Given instruction | The data below should be printed in full, exactly, and without any of its images.

* * * * * * *

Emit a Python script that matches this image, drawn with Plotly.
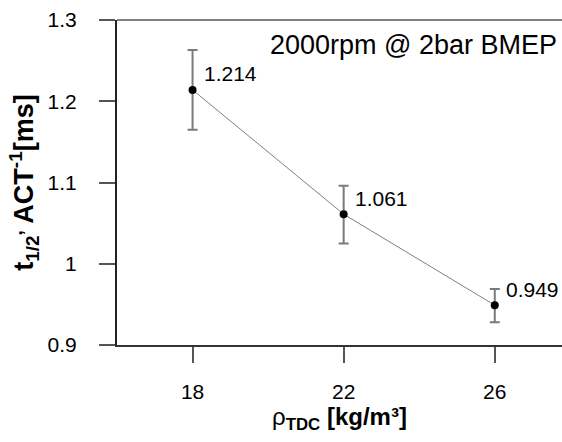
import plotly.graph_objects as go

rho = [18, 22, 26]
t_half = [1.214, 1.061, 0.949]
upper = [1.263, 1.096, 0.969]
lower = [1.165, 1.025, 0.928]
labels = ["1.214", "1.061", "0.949"]
x_ticks = [18, 22, 26]
y_ticks = [0.9, 1.0, 1.1, 1.2, 1.3]
y_tick_text = ["0.9", "1", "1.1", "1.2", "1.3"]

FONT = "Liberation Sans, Arial, sans-serif"

fig = go.Figure()
fig.add_trace(go.Scatter(
    x=rho, y=t_half, mode="lines+markers",
    line=dict(color="#808080", width=1),
    marker=dict(color="black", size=8),
    error_y=dict(type="data", symmetric=False,
                 array=[u - v for u, v in zip(upper, t_half)],
                 arrayminus=[v - l for v, l in zip(t_half, lower)],
                 color="#7a7a7a", thickness=2, width=5),
    showlegend=False,
))

for xv, yv, lab in zip(rho, t_half, labels):
    fig.add_annotation(x=xv, y=yv, text=lab, showarrow=False,
                       xanchor="left", yanchor="middle", xshift=9, yshift=16,
                       font=dict(family=FONT, size=21, color="black"))

fig.add_annotation(x=1.0, y=0.975, xref="paper", yref="paper",
                   text="2000rpm @ 2bar BMEP", showarrow=False,
                   xanchor="right", yanchor="top", xshift=-3,
                   font=dict(family=FONT, size=27, color="black"))

fig.add_shape(type="line", xref="paper", yref="paper", x0=0, x1=1, y0=1, y1=1,
              line=dict(color="#808080", width=2))

fig.update_layout(
    width=562, height=442,
    margin=dict(l=117, r=0, t=20, b=97),
    paper_bgcolor="white", plot_bgcolor="white",
    font=dict(family=FONT, color="black"),
    xaxis=dict(range=[16, 27.78], tickvals=x_ticks, ticktext=[str(v) for v in x_ticks],
               showgrid=False, zeroline=False, showline=True, linecolor="#333333", linewidth=2,
               ticks="outside", ticklen=16, tickwidth=1.5, tickcolor="#555555",
               tickfont=dict(size=21, family=FONT), ticklabelstandoff=11,
               title=dict(text="ρ<b><sub>TDC</sub> [kg/m³]</b>", standoff=2,
                          font=dict(size=24, family=FONT))),
    yaxis=dict(range=[0.9, 1.3], tickvals=y_ticks, ticktext=y_tick_text,
               showgrid=False, zeroline=False, showline=True, linecolor="#222222", linewidth=2,
               ticks="outside", ticklen=16, tickwidth=1.5, tickcolor="#555555",
               tickfont=dict(size=21, family=FONT), ticklabelstandoff=18,
               title=dict(text="<b>t<sub>1/2</sub><sup>,</sup> ACT<sup>-1</sup>[ms]</b>", standoff=6,
                          font=dict(size=27, family=FONT))),
)

fig.write_html("out.html")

* * * * * * *

Solution to this task |
Emit a Python script that matches this image, drawn with Plotly.
import plotly.graph_objects as go

rho = [18, 22, 26]
t_half = [1.214, 1.061, 0.949]
upper = [1.263, 1.096, 0.969]
lower = [1.165, 1.025, 0.928]
labels = ["1.214", "1.061", "0.949"]
x_ticks = [18, 22, 26]
y_ticks = [0.9, 1.0, 1.1, 1.2, 1.3]
y_tick_text = ["0.9", "1", "1.1", "1.2", "1.3"]

FONT = "Liberation Sans, Arial, sans-serif"

fig = go.Figure()
fig.add_trace(go.Scatter(
    x=rho, y=t_half, mode="lines+markers",
    line=dict(color="#808080", width=1),
    marker=dict(color="black", size=8),
    error_y=dict(type="data", symmetric=False,
                 array=[u - v for u, v in zip(upper, t_half)],
                 arrayminus=[v - l for v, l in zip(t_half, lower)],
                 color="#7a7a7a", thickness=2, width=5),
    showlegend=False,
))

for xv, yv, lab in zip(rho, t_half, labels):
    fig.add_annotation(x=xv, y=yv, text=lab, showarrow=False,
                       xanchor="left", yanchor="middle", xshift=9, yshift=16,
                       font=dict(family=FONT, size=21, color="black"))

fig.add_annotation(x=1.0, y=0.975, xref="paper", yref="paper",
                   text="2000rpm @ 2bar BMEP", showarrow=False,
                   xanchor="right", yanchor="top", xshift=-3,
                   font=dict(family=FONT, size=27, color="black"))

fig.add_shape(type="line", xref="paper", yref="paper", x0=0, x1=1, y0=1, y1=1,
              line=dict(color="#808080", width=2))

fig.update_layout(
    width=562, height=442,
    margin=dict(l=117, r=0, t=20, b=97),
    paper_bgcolor="white", plot_bgcolor="white",
    font=dict(family=FONT, color="black"),
    xaxis=dict(range=[16, 27.78], tickvals=x_ticks, ticktext=[str(v) for v in x_ticks],
               showgrid=False, zeroline=False, showline=True, linecolor="#333333", linewidth=2,
               ticks="outside", ticklen=16, tickwidth=1.5, tickcolor="#555555",
               tickfont=dict(size=21, family=FONT), ticklabelstandoff=11,
               title=dict(text="ρ<b><sub>TDC</sub> [kg/m³]</b>", standoff=2,
                          font=dict(size=24, family=FONT))),
    yaxis=dict(range=[0.9, 1.3], tickvals=y_ticks, ticktext=y_tick_text,
               showgrid=False, zeroline=False, showline=True, linecolor="#222222", linewidth=2,
               ticks="outside", ticklen=16, tickwidth=1.5, tickcolor="#555555",
               tickfont=dict(size=21, family=FONT), ticklabelstandoff=18,
               title=dict(text="<b>t<sub>1/2</sub><sup>,</sup> ACT<sup>-1</sup>[ms]</b>", standoff=6,
                          font=dict(size=27, family=FONT))),
)

fig.write_html("out.html")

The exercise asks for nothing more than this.